Dr Scot Jnr was nearly taken down by his own misguided apology. Dr Shrine Boardman decided to apologise as well. Morally this may be the correct thing to do but the General Medical Council sees it as an admission of guilt. That is what the case yesterday told us all.
The argument that is haunting Mark Shaw QC at the moment is whether a complaint can be taken up without a complainant. In R v GMC Ex Parte Powell he argued that a complaint could not be taken up without a complainant. Yesterday, he appeared to argue that a complaint can be taken up in the new rules but not the old rules.
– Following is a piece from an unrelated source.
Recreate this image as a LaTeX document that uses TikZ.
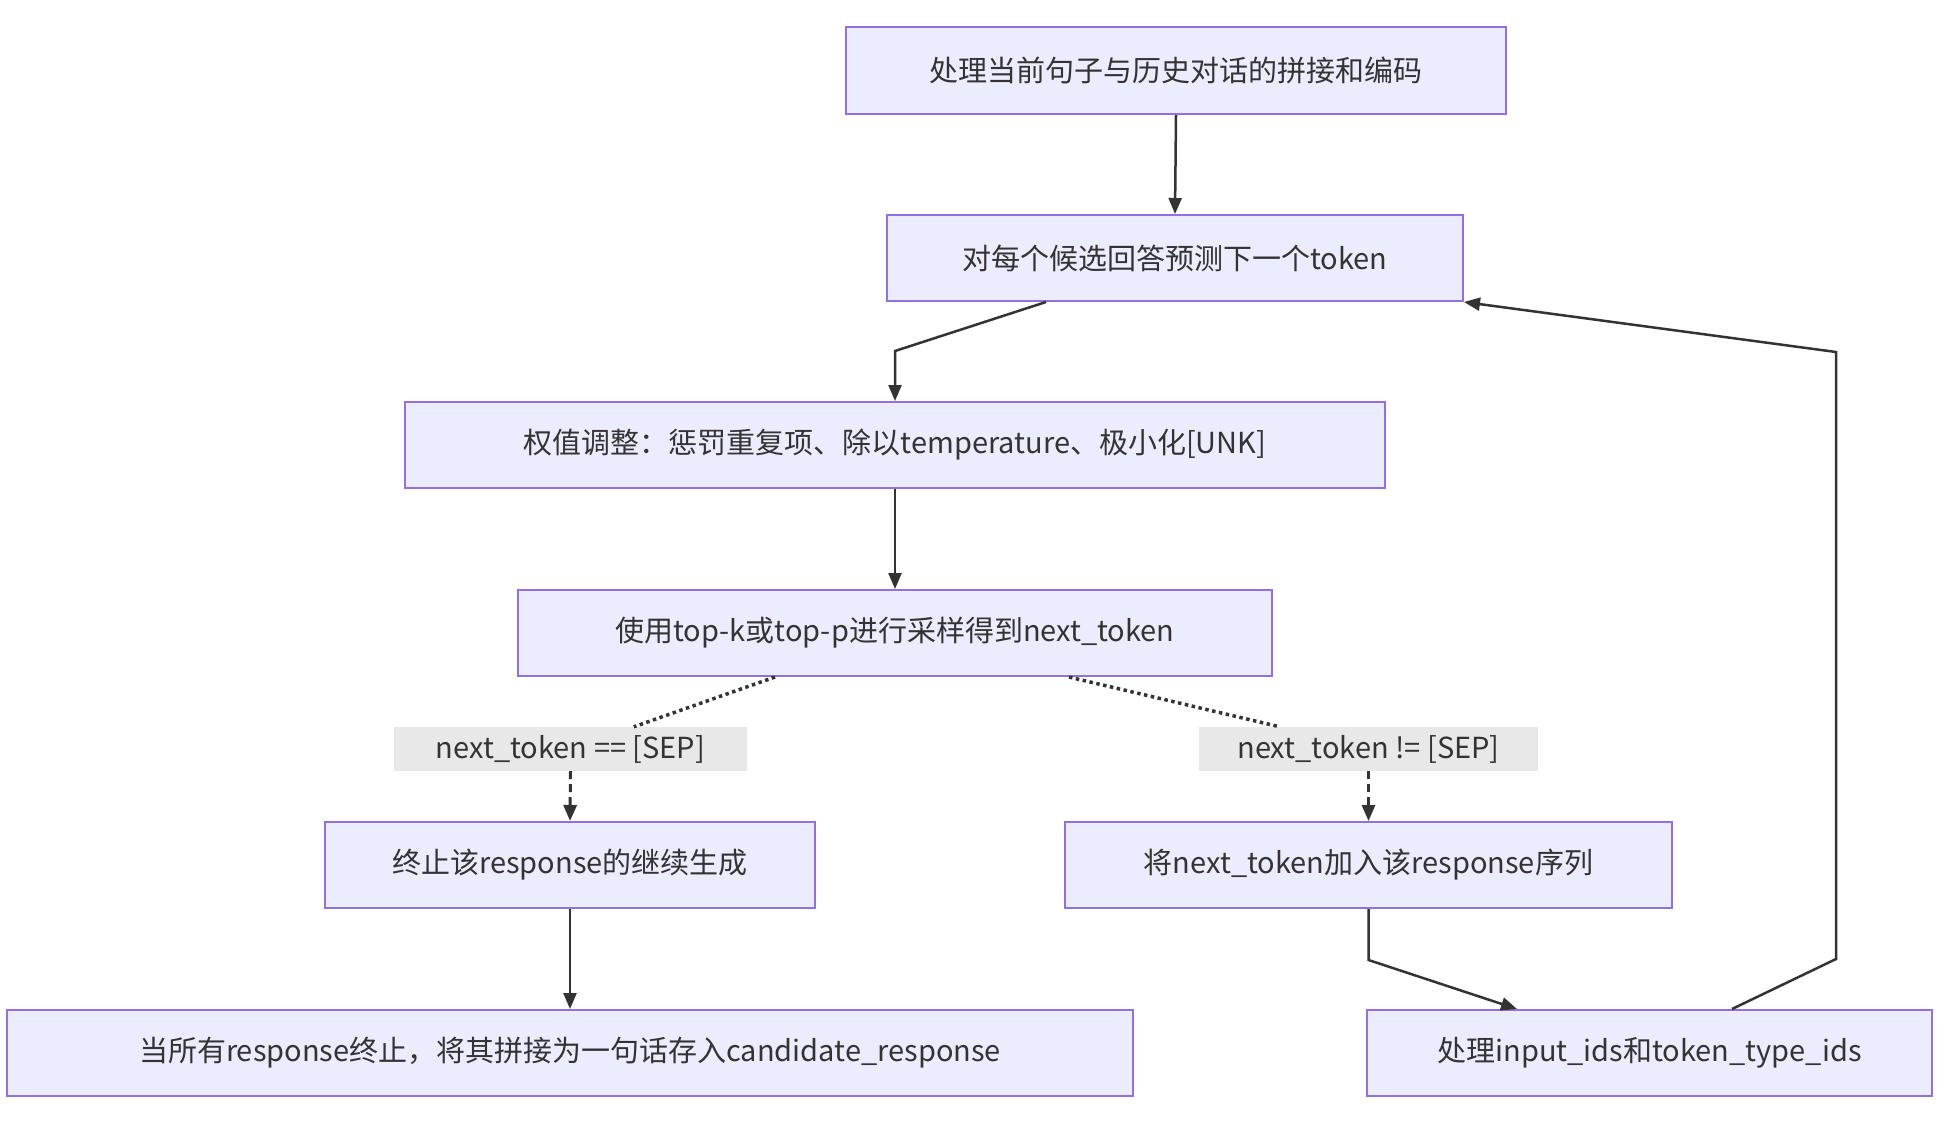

Then he has a minor problem of the fact that in Pal v GMC 2004, during the old rules, a complaint was taken up without a complainant.
So let us have a look at the old rules to see if Mark Shaw QC is right.
Here is the link to the pre 2004 rules.
6.—(1) Where a complaint in writing or information in writing is received by the Registrar and it appears to him that a question arises whether conduct of a practitioner constitutes serious professional misconduct the Registrar shall submit the matter to a medical screener.
And there we have it " information in writing" is of course not necessarily a formal complaint by a complainant. Mr Shaw provides no reason as to why the old rules or the new rules should be any different :). It just is because Mark Shaw says so.
I am therefore quite amused to see which direction Mr Shaw is planning on jumping at the next case which pins him down to this point. Surely, the GMC are being consistent?! Aren't they? :) Or do they argue whatever is convenient to them at the time and hope the world does not notice.
So, the surgical junior doctors livelihood is intentionally deprived. Doctors who lied, forged, killed continue to practise medicine without a warning.
To the General Medical Council, a series of ratty emails is far more dangerous to the public than killing a patient. That was the conclusion of the case [permission to refuse a judicial review of a warning] yesterday. This is what doctors pay the GMC for.
I find this fascinating, don't you?
1 comments:
Exactly - "information in writing" is not necessarily a formal complaint. The GMC saw a newspaper article making allegations about the Robbie Powell case under the old rules. That should have been enough for them to act, as newspaper articles can be conceived as writing. It's amazing what barristers think they can get away with; do they think we are stupid ? I expect the GMC will lose the Robbie Powell judicial review. Good.
The new GMC president, who will most likely be another doctor despite the token lay candidate, should do penance on their knees up to the steps of GMC HQ on their first day.